◆ Provided data
━━━━━━━━━━

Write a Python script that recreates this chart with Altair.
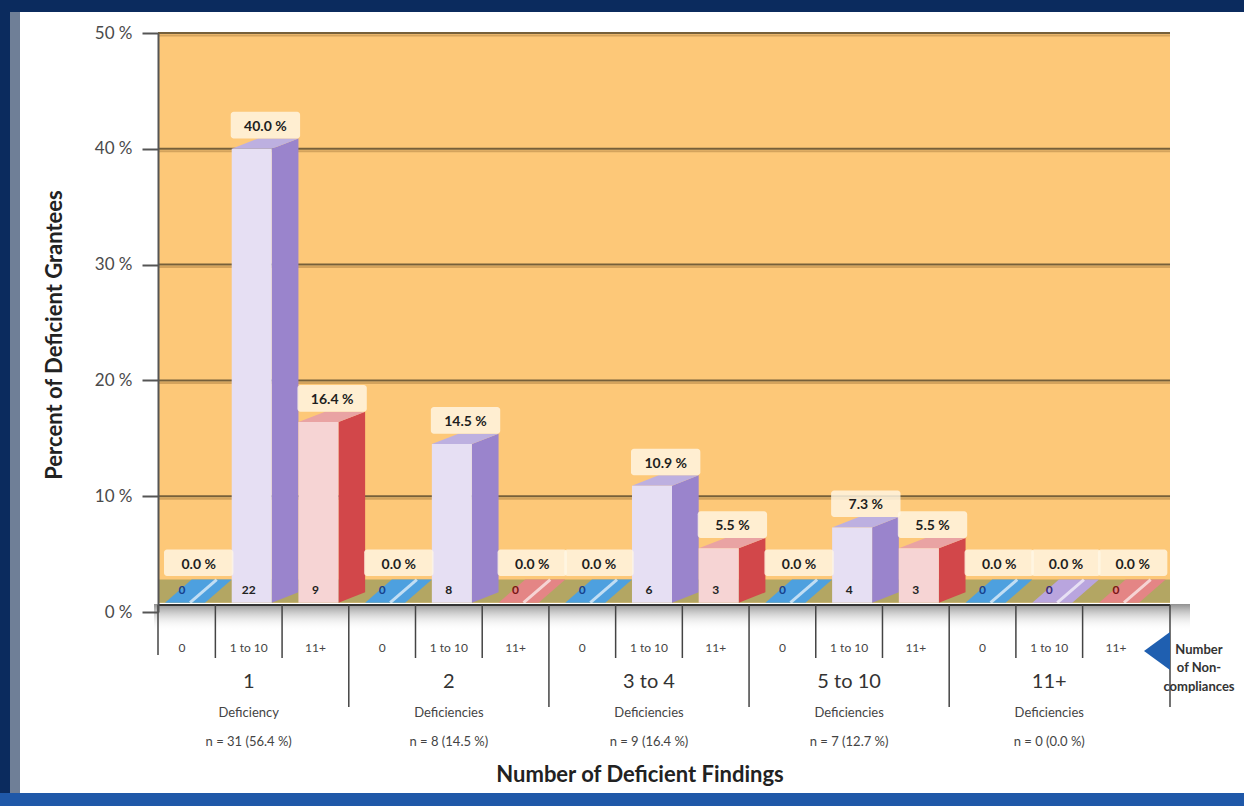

━━━━━━━━━━

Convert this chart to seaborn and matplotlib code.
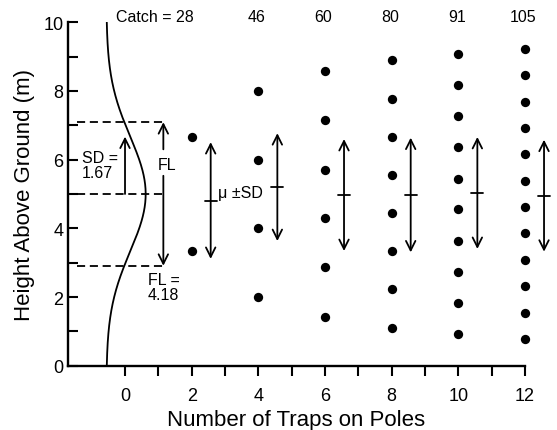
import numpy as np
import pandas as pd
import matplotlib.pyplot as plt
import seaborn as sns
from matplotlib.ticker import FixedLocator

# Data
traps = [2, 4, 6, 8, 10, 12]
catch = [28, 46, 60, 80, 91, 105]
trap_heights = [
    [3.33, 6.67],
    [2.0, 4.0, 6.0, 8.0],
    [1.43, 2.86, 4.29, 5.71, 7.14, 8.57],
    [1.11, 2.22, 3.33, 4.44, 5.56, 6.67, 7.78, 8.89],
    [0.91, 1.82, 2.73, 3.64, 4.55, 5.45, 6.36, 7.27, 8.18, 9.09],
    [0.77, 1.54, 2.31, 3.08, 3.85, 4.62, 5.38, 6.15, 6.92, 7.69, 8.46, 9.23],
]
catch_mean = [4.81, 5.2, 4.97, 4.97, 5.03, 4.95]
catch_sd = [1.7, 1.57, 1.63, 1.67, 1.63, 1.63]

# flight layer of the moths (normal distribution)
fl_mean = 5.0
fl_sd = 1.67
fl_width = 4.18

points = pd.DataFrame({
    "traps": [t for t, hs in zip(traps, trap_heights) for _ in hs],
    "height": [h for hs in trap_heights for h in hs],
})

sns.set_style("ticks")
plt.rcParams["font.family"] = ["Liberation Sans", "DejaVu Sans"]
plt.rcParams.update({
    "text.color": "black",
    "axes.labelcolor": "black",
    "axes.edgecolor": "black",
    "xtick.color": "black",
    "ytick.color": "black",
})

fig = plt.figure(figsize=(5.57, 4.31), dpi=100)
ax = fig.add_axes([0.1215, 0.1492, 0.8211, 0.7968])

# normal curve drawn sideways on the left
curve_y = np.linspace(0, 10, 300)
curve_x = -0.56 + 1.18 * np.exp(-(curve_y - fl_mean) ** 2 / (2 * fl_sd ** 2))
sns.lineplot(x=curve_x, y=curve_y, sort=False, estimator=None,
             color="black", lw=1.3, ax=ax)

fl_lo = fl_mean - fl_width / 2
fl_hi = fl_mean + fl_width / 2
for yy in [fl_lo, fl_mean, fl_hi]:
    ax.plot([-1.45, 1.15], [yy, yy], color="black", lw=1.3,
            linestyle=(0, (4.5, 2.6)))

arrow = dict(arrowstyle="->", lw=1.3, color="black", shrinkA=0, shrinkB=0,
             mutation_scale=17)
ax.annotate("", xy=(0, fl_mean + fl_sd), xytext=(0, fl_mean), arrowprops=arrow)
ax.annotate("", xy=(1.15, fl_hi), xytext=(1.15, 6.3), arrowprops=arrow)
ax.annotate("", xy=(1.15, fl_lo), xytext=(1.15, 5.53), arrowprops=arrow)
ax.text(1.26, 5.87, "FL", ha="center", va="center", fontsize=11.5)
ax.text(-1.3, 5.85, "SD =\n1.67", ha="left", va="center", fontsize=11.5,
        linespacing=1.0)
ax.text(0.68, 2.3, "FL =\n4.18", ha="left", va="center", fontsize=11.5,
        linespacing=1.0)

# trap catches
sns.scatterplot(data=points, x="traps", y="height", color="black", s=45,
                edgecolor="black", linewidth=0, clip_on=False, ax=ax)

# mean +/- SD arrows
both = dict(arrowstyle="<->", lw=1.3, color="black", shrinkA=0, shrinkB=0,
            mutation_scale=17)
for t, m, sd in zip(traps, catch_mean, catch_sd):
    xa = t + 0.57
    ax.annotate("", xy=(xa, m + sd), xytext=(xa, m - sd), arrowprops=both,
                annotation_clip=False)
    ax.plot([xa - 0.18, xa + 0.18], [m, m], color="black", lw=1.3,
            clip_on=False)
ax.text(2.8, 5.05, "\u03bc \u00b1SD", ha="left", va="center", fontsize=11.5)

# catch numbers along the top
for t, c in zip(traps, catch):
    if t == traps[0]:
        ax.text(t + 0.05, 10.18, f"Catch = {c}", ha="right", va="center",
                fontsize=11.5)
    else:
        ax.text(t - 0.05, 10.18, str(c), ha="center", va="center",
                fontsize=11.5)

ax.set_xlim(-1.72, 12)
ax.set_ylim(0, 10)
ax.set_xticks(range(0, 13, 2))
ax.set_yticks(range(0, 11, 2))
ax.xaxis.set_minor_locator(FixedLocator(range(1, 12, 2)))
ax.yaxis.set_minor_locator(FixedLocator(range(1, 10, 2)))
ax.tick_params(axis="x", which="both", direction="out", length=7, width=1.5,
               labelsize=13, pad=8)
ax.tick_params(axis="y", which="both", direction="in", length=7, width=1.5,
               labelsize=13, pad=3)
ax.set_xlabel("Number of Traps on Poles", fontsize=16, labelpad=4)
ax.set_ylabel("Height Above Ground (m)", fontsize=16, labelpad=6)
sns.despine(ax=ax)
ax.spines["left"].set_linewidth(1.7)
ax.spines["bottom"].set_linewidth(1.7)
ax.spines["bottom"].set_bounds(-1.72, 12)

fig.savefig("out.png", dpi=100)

━━━━━━━━━━

Retype, word for word, only the lines from the one containing "Convert this chart" through the one containing "from matplotlib.ticker import FixedLocator", both included, and leave out any pictures.

Convert this chart to seaborn and matplotlib code.
import numpy as np
import pandas as pd
import matplotlib.pyplot as plt
import seaborn as sns
from matplotlib.ticker import FixedLocator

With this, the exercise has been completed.